-- What to produce --
Repeat the material exactly from its first line to the line that includes "(0,0) rectangle (715,543);". Skip pictures.

-- Source data --
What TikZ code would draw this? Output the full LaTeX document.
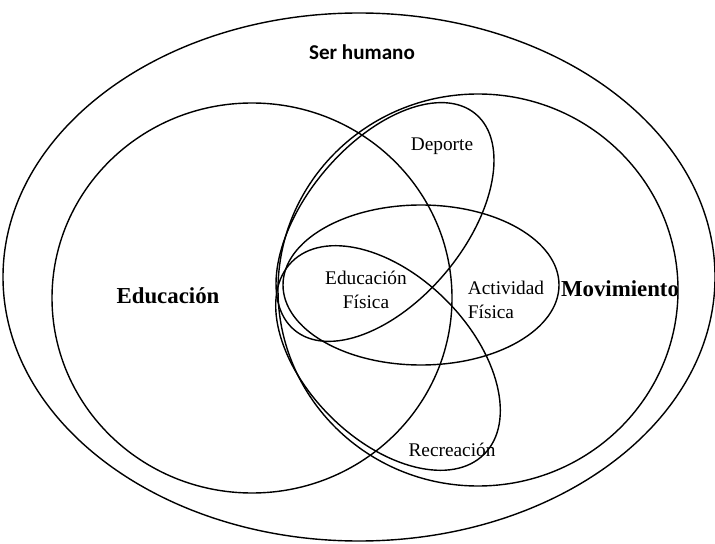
\documentclass[tikz,border=0pt]{standalone}
\usepackage{fontspec}
\setmainfont{Liberation Serif}
\newfontfamily\calibri{Carlito}
\begin{document}
\begin{tikzpicture}[x=0.02cm, y=-0.02cm, line width=0.8pt,
    bigname/.style={font=\bfseries\fontsize{13}{15}\selectfont},
    smallname/.style={font=\fontsize{11}{13.7}\selectfont}]
  \useasboundingbox (0,0) rectangle (715,543);

  % ser humano, educacion, movimiento
  \draw (359,277) ellipse [x radius=356, y radius=264];
  \draw (252,298) ellipse [x radius=200, y radius=195];
  \draw (478,290) ellipse [x radius=200, y radius=196];

  % actividad fisica
  \draw (421,285) ellipse [x radius=138, y radius=80];

  % deporte and recreacion, tilted
  \draw [shift={(385,222)}, rotate=50] (0,0) ellipse [x radius=141, y radius=79];
  \draw [shift={(388,358)}, rotate=-45] (0,0) ellipse [x radius=136, y radius=82];

  \node[font=\calibri\bfseries\fontsize{12}{14}\selectfont] (serhumano) at (362,52) {Ser humano};
  \node[bigname] (educacion) at (168,296) {Educación};
  \node[bigname] (movimiento) at (620,289) {Movimiento};

  \node[smallname] (deporte) at (442,146) {Deporte};
  \node[smallname, align=center] (edfisica) at (366,290) {Educación\\Física};
  \node[smallname, align=left] (actfisica) at (506,300) {Actividad\\Física};
  \node[smallname] (recreacion) at (452,450) {Recreación};
\end{tikzpicture}
\end{document}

-- Output for this exercise --
What TikZ code would draw this? Output the full LaTeX document.
\documentclass[tikz,border=0pt]{standalone}
\usepackage{fontspec}
\setmainfont{Liberation Serif}
\newfontfamily\calibri{Carlito}
\begin{document}
\begin{tikzpicture}[x=0.02cm, y=-0.02cm, line width=0.8pt,
    bigname/.style={font=\bfseries\fontsize{13}{15}\selectfont},
    smallname/.style={font=\fontsize{11}{13.7}\selectfont}]
  \useasboundingbox (0,0) rectangle (715,543);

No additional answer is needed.